2 hours, 24 minutes
R Restricted. Under 17 Requires Accompanying Adult.
for strong combat violence throughout, bloody images, and language
John Krasinski ...
James Badge Dale ...
Tyrone 'Rone' Woods
Pablo Schreiber ...
Kris 'Tanto' Paronto
David Denman ...
Dave 'Boon' Benton
Dominic Fumusa ...
John 'Tig' Tiegen
Max Martini ...
Mark 'Oz' Geist
Alexia Barlier ...
David Costabile ...
Peyman Moaadi ...
Matt Letscher ...
Ambassador Chris Stevens
13 Hours opens with a brief summary of the
events that turned Libya from a nation under the rule of despot Muammar
Gaddafi into a nation in charge of its own destiny. Unfortunately, this
transition was far from clean, leaving the country in upheaval. We are introduced to Jack Silva (John Krasinski)

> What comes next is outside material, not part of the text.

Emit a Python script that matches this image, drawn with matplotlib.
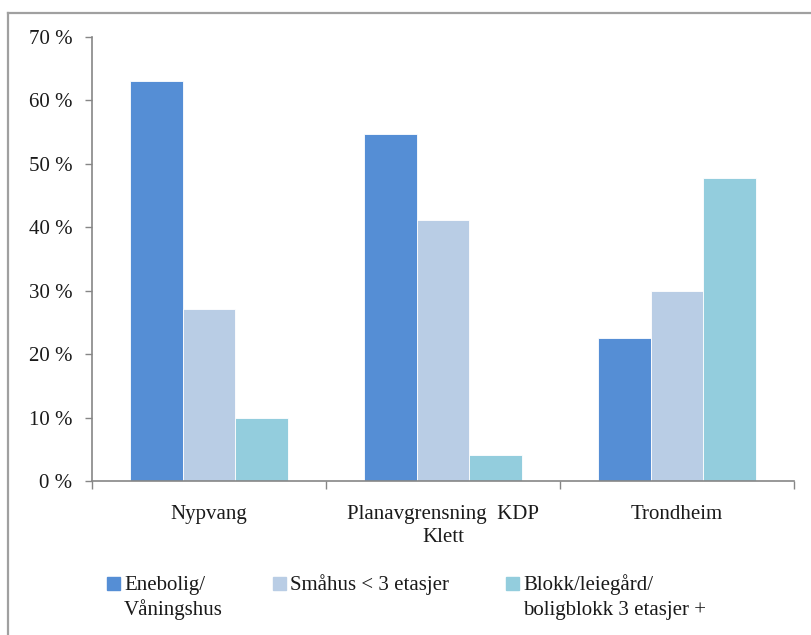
import matplotlib
matplotlib.use("Agg")
import matplotlib.pyplot as plt
from matplotlib.lines import Line2D
from matplotlib.patches import Rectangle
import numpy as np

categories = ["Nypvang", "Planavgrensning  KDP\nKlett", "Trondheim"]
series_labels = ["Enebolig/\nVåningshus", "Småhus < 3 etasjer", "Blokk/leiegård/\nboligblokk 3 etasjer +"]
enebolig = [63.0, 54.7, 22.6]
smahus = [27.1, 41.1, 30.0]
blokk = [9.9, 4.1, 47.8]
yticks = [0, 10, 20, 30, 40, 50, 60, 70]
colors = ["#558ED5", "#B9CDE5", "#93CDDD"]

plt.rcParams['font.family'] = ['Liberation Serif', 'DejaVu Serif']

W, H = 812, 635
FS = 15
fig = plt.figure(figsize=(W / 100, H / 100), dpi=100)
ax = fig.add_axes([92 / W, 1 - 481 / H, (794 - 92) / W, (481 - 37) / H])

x = np.arange(len(categories))
bw = 0.225
for i, vals in enumerate([enebolig, smahus, blokk]):
    ax.bar(x + (i - 1) * bw, vals, width=bw, color=colors[i], edgecolor="white", linewidth=0.6)

ax.set_xlim(-0.5, len(categories) - 0.5)
ax.set_ylim(0, 70)
ax.set_yticks(yticks)
ax.set_yticklabels([f"{v} %" for v in yticks], fontsize=FS, color="#1a1a1a")
ax.set_xticks(x)
ax.set_xticklabels(categories, fontsize=FS, color="#1a1a1a", linespacing=1.3)
ax.tick_params(axis="x", length=0, pad=17)
ax.tick_params(axis="y", length=5, width=1, color="#868686", pad=9)
# category boundary ticks on x axis
ax.set_xticks(np.arange(-0.5, len(categories), 1.0), minor=True)
ax.tick_params(axis="x", which="minor", length=6, width=1, color="#868686")
for s in ["top", "right"]:
    ax.spines[s].set_visible(False)
for s in ["left", "bottom"]:
    ax.spines[s].set_color("#868686")
    ax.spines[s].set_linewidth(1.2)

# outer chart border (top and left edges visible)
fig.add_artist(Line2D([8 / W, 1.0], [1 - 13 / H, 1 - 13 / H], color="#A0A0A0", lw=1.6, transform=fig.transFigure))
fig.add_artist(Line2D([8 / W, 8 / W], [1 - 13 / H, 0.0], color="#A0A0A0", lw=1.6, transform=fig.transFigure))

# legend
leg_x = [107, 273, 506]
for i, lab in enumerate(series_labels):
    fig.add_artist(Rectangle((leg_x[i] / W, 1 - 590 / H), 13 / W, 13 / H, color=colors[i], transform=fig.transFigure))
    first, *rest = lab.split("\n")
    fig.text((leg_x[i] + 17) / W, 1 - 590 / H, first, fontsize=FS, color="#1a1a1a", va="baseline", ha="left")
    for j, line in enumerate(rest, start=1):
        fig.text((leg_x[i] + 17) / W, 1 - (590 + 25 * j) / H, line, fontsize=FS, color="#1a1a1a", va="baseline", ha="left")

fig.savefig("out.png", dpi=100)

arriving in Benghazi. He’s a former military man, now independent
contractor on a short term contract to help provide security for a
covert CIA location and a nearby American diplomatic post. Silva is one
of six men at the post. The rest of the team consists of Tyrone 'Rone'
Woods (James Badge Dale), Kris 'Tanto' Paronto (Pablo Schreiber), Dave
'Boon' Benton (David Denman) John 'Tig' Tiegen (Dominic Fumusa), and
Mark 'Oz' Geist (Max Martini). Each one is a former Navy SEAL or Army
Spec. Ops. soldier. They're the best in the world at what they do.
These also are the men who co-wrote the book on which 13 Hours is
based. As such, each one of them is presented as both a perfect soldier
and a loving family man. Maybe it’s true that these six men knew
exactly what to do at every moment when nobody else could do anything
right. But as a movie that’s supposed to be based on a real event, they
seem a bit too perfect. Nobody is flawed, nobody makes a mistake at any point.
At the same time, each actor is able to bring some degree of humanity
to their character so you do end up caring
about them. But it's John Krasinski who's the absolute standout in an excellent cast.
The plot advances once U.S. Ambassador to Libya Chris Stevens arrives
and insists on staying at a less-secure diplomatic post (as opposed to
the safer CIA location). Stevens is a “true believer” who is trying to
do everything he can to help the nation of Libya get on its feet. The
worst fears of our band of soldiers come true, however, when an assault
begins on the compound and the ambassador finds himself in danger.
Politics also plays a role in the story, although, to
be fair, the movie does its best to keep things as even as possible.
Nobody mentions Hillary Clinton or Barack Obama by name at any point.
Instead, the villain here is bureaucracy, as personified by a CIA
station chief who is such a caricature they don’t even bother to give
him a last name. He’s the one who orders the team to stand down when
they want to go in because it goes against protocol. The team agrees
until a call comes over the radio telling them that if they don’t come
now, everybody will die. The CIA chief (David Constable) still orders
the team to stand down. If you followed the news at the time, you know
they decide to disobey the order.
What follows, from that moment, is the 13 Hours of the title, as the team attempts to rescue those at the
embassy, and then keep themselves alive until help arrives to get them
out. Director Michael Bay ("Transformers") ably handles the intense action and it's beautifully shot as well. This is a perfectly serviceable action movie that’s well worth seeing, if a war themed action film is what you're looking for.